CSD plots are pretty much useless for purposes of design. The frequency response is sufficient. No software uses the CSD, it all uses the FR. However, the CSD does show the relative levels of resonances. The caveat is that if any two CSDs are compared, they can only be directly compared for those that are taken by the same system with the same software, the same software settings (window type, start and stop time markers, etc.) and the same physical setup (mic and driver positions). I've included some CSDs for those interested in them.
New, Raw, Untreated Driver
Three Applications of the Surround Treatment
Surround Treatment + 32 Dots Distributed Near the Surround Junction
Surround Treatment, Former Ring + 3 Lines (Scan-Speak Style) + 3 Dots
Surround Treatment + 2 Dots on Cone and Dust Cap
Surround Treatment + 3 Angular Positions of 2 Dots on Cone and 2 Dots on Dust Cap
As it was for the Insignia, the surround tweak is one of the most useful going if the driver has an impedance mismatch as this one exhibited. It doesn't require any elaborate patterns and doesn't take much time. The three coats that I applied took, from start to finish, about one hour. Successive coats can be applied soon after the previous one has started to dry.

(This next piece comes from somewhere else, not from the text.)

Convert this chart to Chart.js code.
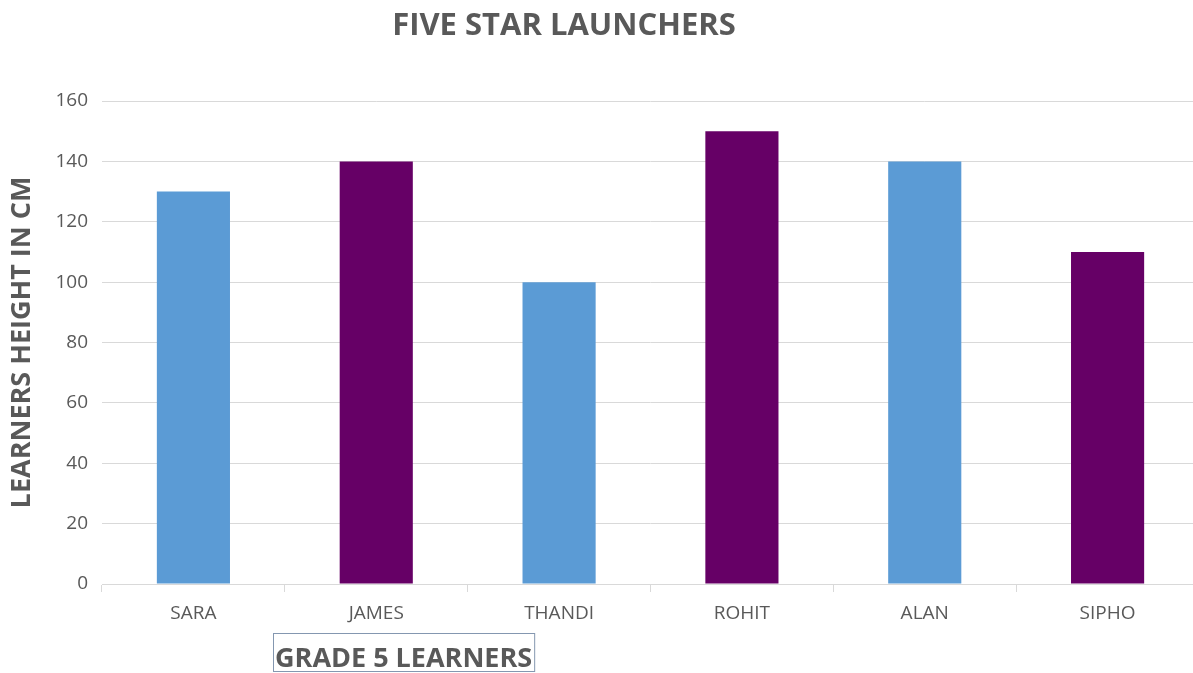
<!DOCTYPE html>
<html>
<head>
<meta charset="utf-8">
<script src="https://cdn.jsdelivr.net/npm/chart.js@4.4.1/dist/chart.umd.min.js"></script>
<style>
  html, body { margin:0; padding:0; background:#fff; overflow:hidden; }
  /* slightly wider than the window: the source image cuts the plot at the right */
  #wrap { width:1199px; height:673px; position:relative; }
</style>
</head>
<body>
<div id="wrap"><canvas id="c"></canvas></div>
<script>
// chart data
const learners = ['SARA', 'JAMES', 'THANDI', 'ROHIT', 'ALAN', 'SIPHO'];
const heights = [130, 140, 100, 150, 140, 110];
const barColors = ['#5b9bd5', '#660066', '#5b9bd5', '#660066', '#5b9bd5', '#660066'];
const yTicks = [0, 20, 40, 60, 80, 100, 120, 140, 160];

const chartTitle = 'FIVE STAR LAUNCHERS';
const yTitle = 'LEARNERS HEIGHT IN CM';
const xTitle = 'GRADE 5 LEARNERS';

const gray = '#595959';

// chart title (sits left of centre) and the boxed x axis title
const extraTitles = {
  id: 'extraTitles',
  afterDraw(chart){
    const ctx = chart.ctx, area = chart.chartArea;
    ctx.save();
    ctx.fillStyle = gray;
    ctx.textBaseline = 'alphabetic';

    ctx.font = 'bold 31px "Open Sans"';
    ctx.textAlign = 'center';
    ctx.fillText(chartTitle, 564, 35);

    ctx.textAlign = 'left';
    ctx.font = 'bold 27px "Open Sans"';
    const x = area.left + 171, w = ctx.measureText(xTitle).width;
    ctx.fillText(xTitle, x + 2, area.bottom + 83);
    ctx.strokeStyle = '#8497b0';
    ctx.lineWidth = 1;
    ctx.strokeRect(x + 0.5, area.bottom + 49.5, w + 4, 38);
    ctx.restore();
  }
};

new Chart(document.getElementById('c').getContext('2d'), {
  type: 'bar',
  data: {
    labels: learners,
    datasets: [{
      data: heights,
      backgroundColor: barColors,
      borderWidth: 0,
      barPercentage: 0.4,
      categoryPercentage: 1
    }]
  },
  options: {
    responsive: true,
    maintainAspectRatio: false,
    animation: false,
    layout: { padding: { left: 0, right: 0, top: 101, bottom: 0 } },
    plugins: {
      legend: { display: false },
      tooltip: { enabled: false },
      title: { display: false }
    },
    scales: {
      x: {
        afterFit(scale){ scale.height = 89; },
        grid: {
          display: true,
          drawOnChartArea: false,
          drawTicks: true,
          tickLength: 8,
          color: '#d9d9d9',
          offset: true
        },
        border: { display: true, color: '#d9d9d9', width: 1 },
        ticks: {
          color: gray,
          padding: 10,
          font: { family: 'Open Sans', size: 19 }
        }
      },
      y: {
        min: 0,
        max: 160,
        afterFit(scale){ scale.width = 102; },
        afterBuildTicks(scale){ scale.ticks = yTicks.map(v => ({ value: v })); },
        grid: { color: '#d9d9d9', drawTicks: false },
        border: { display: false },
        ticks: {
          color: gray,
          padding: 14,
          font: { family: 'Open Sans', size: 19 }
        },
        title: {
          display: true,
          text: yTitle,
          color: gray,
          font: { family: 'Open Sans', size: 27, weight: 'bold' },
          padding: { top: 6, bottom: 0 }
        }
      }
    }
  },
  plugins: [extraTitles]
});
</script>
</body>
</html>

The benefit cannot be had any other way and has little in the way of negative consequences.
Adding the dots is a bit more problematic in that each driver is going to react to any and all added mass differently, much more so than it will for the surround tweak. The really good thing about it is that it is totally reversible. Painted lines or other distributed mass applications are not likely to be nearly as effective for many if not all drivers from what can be seen here. No driver should be modified with added mass unless it can be measured afterwards to document the changes and ensure that it's not just shifting resonances. At worst, resonances may be worsened or new ones introduced.
The best result is arguably the one shown below. It's the surround application with three sets of different dot pairs on the cone and a pair on the dust cap. Each pair was placed at different spacings from former to surround. I chose them because I hoped to attack the resonances at different points for each. This seems to have worked and is how they will remain. With a new crossover in place I don't expect there to be any loss in system sensitivity other than what I may change for my own purposes.
My initial goals were to improve the raw response of the midwoofer with the application of the surround tweak. It worked a bit better than expected. The surprise was the improvement with the addition of a few pieces of mass/damping material strategically placed.